The task.
Copy the records below exactly, leaving out every picture.

○ ○ ○

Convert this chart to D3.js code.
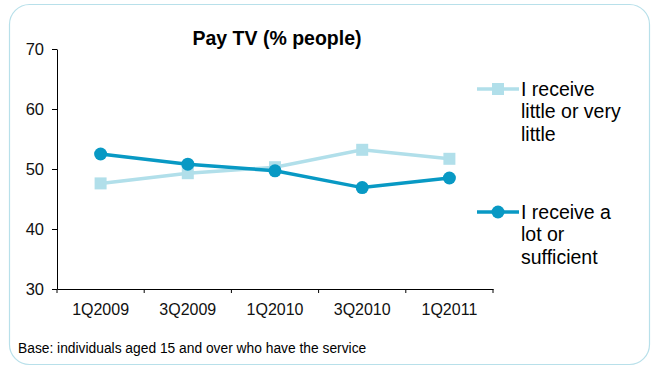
<!DOCTYPE html>
<html>
<head>
<meta charset="utf-8">
<script src="https://cdn.jsdelivr.net/npm/d3@7"></script>
<style>
  html, body { margin: 0; padding: 0; background: #fff; }
  svg { display: block; font-family: "Liberation Sans", Arial, sans-serif; }
</style>
</head>
<body>
<svg id="chart" width="651" height="367"></svg>
<script>
// Pay TV survey: share of people by perceived amount of service received
const periods = ["1Q2009", "3Q2009", "1Q2010", "3Q2010", "1Q2011"];
const littleValues = [47.6, 49.3, 50.3, 53.2, 51.7];
const lotValues = [52.5, 50.8, 49.7, 46.9, 48.5];
const seriesNames = [
  ["I receive", "little or very", "little"],
  ["I receive a", "lot or", "sufficient"]
];
const yTicks = [30, 40, 50, 60, 70];

const lightBlue = "#b1dfea";
const darkBlue = "#0899c4";

const svg = d3.select("#chart");

// rounded frame
svg.append("rect")
  .attr("x", 9.5).attr("y", 4.5)
  .attr("width", 640).attr("height", 360)
  .attr("rx", 20).attr("ry", 20)
  .attr("fill", "#fff")
  .attr("stroke", "#b8e0ea")
  .attr("stroke-width", 1.2);

const plot = { left: 57, right: 493, top: 49, bottom: 289 };

const x = d3.scaleBand().domain(periods).range([plot.left, plot.right]);
const y = d3.scaleLinear().domain([30, 70]).range([plot.bottom, plot.top]);
const cx = d => x(d) + x.bandwidth() / 2;

// axes
const yAxis = svg.append("g")
  .attr("transform", `translate(${plot.left},0)`)
  .call(d3.axisLeft(y).tickValues(yTicks).tickSize(5).tickSizeOuter(0).tickPadding(8));
const xAxis = svg.append("g")
  .attr("transform", `translate(0,${plot.bottom})`)
  .call(d3.axisBottom(x).tickSize(0).tickPadding(14.5));

// x ticks sit on band boundaries
const bounds = periods.map(p => x(p)).concat([plot.right]);
xAxis.selectAll(".bound").data(bounds).enter().append("line")
  .attr("x1", d => d).attr("x2", d => d)
  .attr("y1", 0).attr("y2", 4)
  .attr("stroke", "#000");

[xAxis, yAxis].forEach(g => {
  g.select(".domain").attr("stroke", "#000").attr("stroke-width", 1);
  g.selectAll(".tick line").attr("stroke", "#000");
  g.selectAll("text")
    .style("font-family", "'Liberation Sans', Arial, sans-serif")
    .style("font-size", "16px")
    .attr("fill", "#111");
});
yAxis.selectAll("text").style("font-size", "16.5px");

// title
svg.append("text")
  .attr("x", 277).attr("y", 44.5)
  .attr("text-anchor", "middle")
  .style("font-size", "19.5px").attr("font-weight", "bold")
  .text("Pay TV (% people)");

const line = d3.line().x((d, i) => cx(periods[i])).y(d => y(d));

// light series: squares
svg.append("path").datum(littleValues)
  .attr("d", line).attr("fill", "none")
  .attr("stroke", lightBlue).attr("stroke-width", 3.5);
svg.selectAll(".sq").data(littleValues).enter().append("rect")
  .attr("x", (d, i) => cx(periods[i]) - 6)
  .attr("y", d => y(d) - 6)
  .attr("width", 12).attr("height", 12)
  .attr("fill", lightBlue);

// dark series: circles
svg.append("path").datum(lotValues)
  .attr("d", line).attr("fill", "none")
  .attr("stroke", darkBlue).attr("stroke-width", 3.5);
svg.selectAll(".dot").data(lotValues).enter().append("circle")
  .attr("cx", (d, i) => cx(periods[i]))
  .attr("cy", d => y(d))
  .attr("r", 6.5)
  .attr("fill", darkBlue);

// legend
const legendRows = [
  { y: 89, color: lightBlue, shape: "square", lines: seriesNames[0] },
  { y: 212, color: darkBlue, shape: "circle", lines: seriesNames[1] }
];
legendRows.forEach(r => {
  const g = svg.append("g");
  g.append("line")
    .attr("x1", 477).attr("x2", 519)
    .attr("y1", r.y).attr("y2", r.y)
    .attr("stroke", r.color).attr("stroke-width", 3.5);
  if (r.shape === "square") {
    g.append("rect").attr("x", 492).attr("y", r.y - 6)
      .attr("width", 12).attr("height", 12).attr("fill", r.color);
  } else {
    g.append("circle").attr("cx", 498).attr("cy", r.y).attr("r", 6.5).attr("fill", r.color);
  }
  g.append("text")
    .attr("x", 521).attr("y", r.y + 6.5)
    .style("font-size", "19.5px").attr("fill", "#000")
    .selectAll("tspan").data(r.lines).enter().append("tspan")
    .attr("x", 521).attr("dy", (d, i) => i === 0 ? 0 : 22.5)
    .text(d => d);
});

// footnote
svg.append("text")
  .attr("x", 18).attr("y", 353)
  .style("font-size", "13.8px").attr("fill", "#000")
  .text("Base: individuals aged 15 and over who have the service");
</script>
</body>
</html>
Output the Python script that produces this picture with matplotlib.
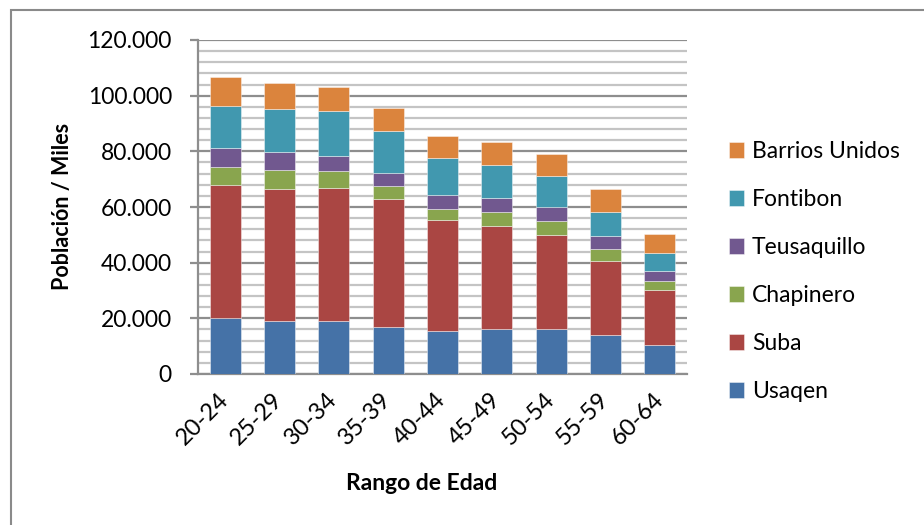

○ ○ ○

Response to the exercise.
Convert this chart to D3.js code.
<!DOCTYPE html>
<html>
<head>
<meta charset="utf-8">
<script src="https://cdn.jsdelivr.net/npm/d3@7"></script>
<style>
  html, body { margin: 0; padding: 0; background: #fff; }
  svg { display: block; font-family: "Liberation Sans", Arial, sans-serif; }
</style>
</head>
<body>
<svg id="chart" width="651" height="367"></svg>
<script>
// Pay TV survey: share of people by perceived amount of service received
const periods = ["1Q2009", "3Q2009", "1Q2010", "3Q2010", "1Q2011"];
const littleValues = [47.6, 49.3, 50.3, 53.2, 51.7];
const lotValues = [52.5, 50.8, 49.7, 46.9, 48.5];
const seriesNames = [
  ["I receive", "little or very", "little"],
  ["I receive a", "lot or", "sufficient"]
];
const yTicks = [30, 40, 50, 60, 70];

const lightBlue = "#b1dfea";
const darkBlue = "#0899c4";

const svg = d3.select("#chart");

// rounded frame
svg.append("rect")
  .attr("x", 9.5).attr("y", 4.5)
  .attr("width", 640).attr("height", 360)
  .attr("rx", 20).attr("ry", 20)
  .attr("fill", "#fff")
  .attr("stroke", "#b8e0ea")
  .attr("stroke-width", 1.2);

const plot = { left: 57, right: 493, top: 49, bottom: 289 };

const x = d3.scaleBand().domain(periods).range([plot.left, plot.right]);
const y = d3.scaleLinear().domain([30, 70]).range([plot.bottom, plot.top]);
const cx = d => x(d) + x.bandwidth() / 2;

// axes
const yAxis = svg.append("g")
  .attr("transform", `translate(${plot.left},0)`)
  .call(d3.axisLeft(y).tickValues(yTicks).tickSize(5).tickSizeOuter(0).tickPadding(8));
const xAxis = svg.append("g")
  .attr("transform", `translate(0,${plot.bottom})`)
  .call(d3.axisBottom(x).tickSize(0).tickPadding(14.5));

// x ticks sit on band boundaries
const bounds = periods.map(p => x(p)).concat([plot.right]);
xAxis.selectAll(".bound").data(bounds).enter().append("line")
  .attr("x1", d => d).attr("x2", d => d)
  .attr("y1", 0).attr("y2", 4)
  .attr("stroke", "#000");

[xAxis, yAxis].forEach(g => {
  g.select(".domain").attr("stroke", "#000").attr("stroke-width", 1);
  g.selectAll(".tick line").attr("stroke", "#000");
  g.selectAll("text")
    .style("font-family", "'Liberation Sans', Arial, sans-serif")
    .style("font-size", "16px")
    .attr("fill", "#111");
});
yAxis.selectAll("text").style("font-size", "16.5px");

// title
svg.append("text")
  .attr("x", 277).attr("y", 44.5)
  .attr("text-anchor", "middle")
  .style("font-size", "19.5px").attr("font-weight", "bold")
  .text("Pay TV (% people)");

const line = d3.line().x((d, i) => cx(periods[i])).y(d => y(d));

// light series: squares
svg.append("path").datum(littleValues)
  .attr("d", line).attr("fill", "none")
  .attr("stroke", lightBlue).attr("stroke-width", 3.5);
svg.selectAll(".sq").data(littleValues).enter().append("rect")
  .attr("x", (d, i) => cx(periods[i]) - 6)
  .attr("y", d => y(d) - 6)
  .attr("width", 12).attr("height", 12)
  .attr("fill", lightBlue);

// dark series: circles
svg.append("path").datum(lotValues)
  .attr("d", line).attr("fill", "none")
  .attr("stroke", darkBlue).attr("stroke-width", 3.5);
svg.selectAll(".dot").data(lotValues).enter().append("circle")
  .attr("cx", (d, i) => cx(periods[i]))
  .attr("cy", d => y(d))
  .attr("r", 6.5)
  .attr("fill", darkBlue);

// legend
const legendRows = [
  { y: 89, color: lightBlue, shape: "square", lines: seriesNames[0] },
  { y: 212, color: darkBlue, shape: "circle", lines: seriesNames[1] }
];
legendRows.forEach(r => {
  const g = svg.append("g");
  g.append("line")
    .attr("x1", 477).attr("x2", 519)
    .attr("y1", r.y).attr("y2", r.y)
    .attr("stroke", r.color).attr("stroke-width", 3.5);
  if (r.shape === "square") {
    g.append("rect").attr("x", 492).attr("y", r.y - 6)
      .attr("width", 12).attr("height", 12).attr("fill", r.color);
  } else {
    g.append("circle").attr("cx", 498).attr("cy", r.y).attr("r", 6.5).attr("fill", r.color);
  }
  g.append("text")
    .attr("x", 521).attr("y", r.y + 6.5)
    .style("font-size", "19.5px").attr("fill", "#000")
    .selectAll("tspan").data(r.lines).enter().append("tspan")
    .attr("x", 521).attr("dy", (d, i) => i === 0 ? 0 : 22.5)
    .text(d => d);
});

// footnote
svg.append("text")
  .attr("x", 18).attr("y", 353)
  .style("font-size", "13.8px").attr("fill", "#000")
  .text("Base: individuals aged 15 and over who have the service");
</script>
</body>
</html>
Output the Python script that produces this picture with matplotlib.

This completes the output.